Despite the novel’s echoes with our current national trauma, I miss the humor of Saunders’s earlier work. There are no zombie grandmothers screaming “show your cock!” here, and the moments that are obviously intended to be humorous come across as mostly goofy. This also might be a personal preference: funny writing is great; goofy writing is not as great. There is a fine line between them, one that I’m not wholly capable of defining. I apologize for lapsing into know-it-when-I-see-it-ism. In the Saunders’s stories, the jokes have teeth. But this feels more like an extended Saturday Night Live skit, characters paraded onstage one after the other. They’re amusing but they’re not bruising.
In hindsight, Saunders’s main talent — of his many talents, let’s be honest — is how he reduces his worlds via (paradoxically) ramping up various twenty-first century phenomena. He’s able to do so much with so little because it’s grafted onto our shared experience. His stories are only slightly off from reality. And while the predicament of the ghosts is interesting and occasionally moving, one nears the end of the novel wanting them to get on with it.

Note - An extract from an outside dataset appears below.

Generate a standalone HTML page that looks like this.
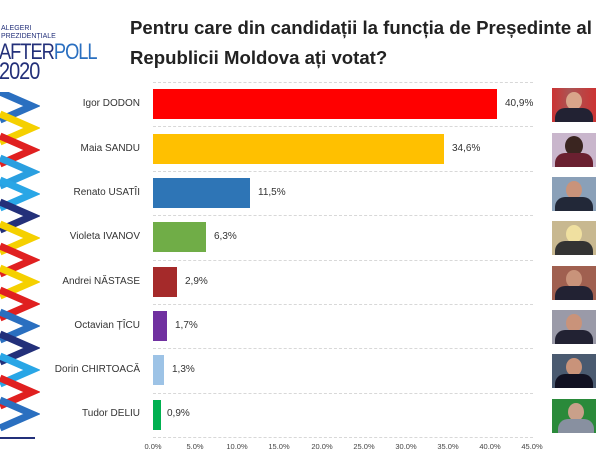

Finally, despite Saunders’s enthusiasm for the bounty and potential of America and the felt resonances between his historical novel and our present time, I feel a little cheated by his retreat into the past. One hates to trot out Henry James’s old imperative that the novelist deal with the “present, palpable intimate,” but we’ve had plenty of writing about Lincoln. What we need is eyes on the now. Now that he’s satisfied the cultural obligation to produce a novel, perhaps Saunders can return to focusing on his satirical short stories. Lord knows we need to see what kind of story Saunders will write when life itself has turned into a Saunders story.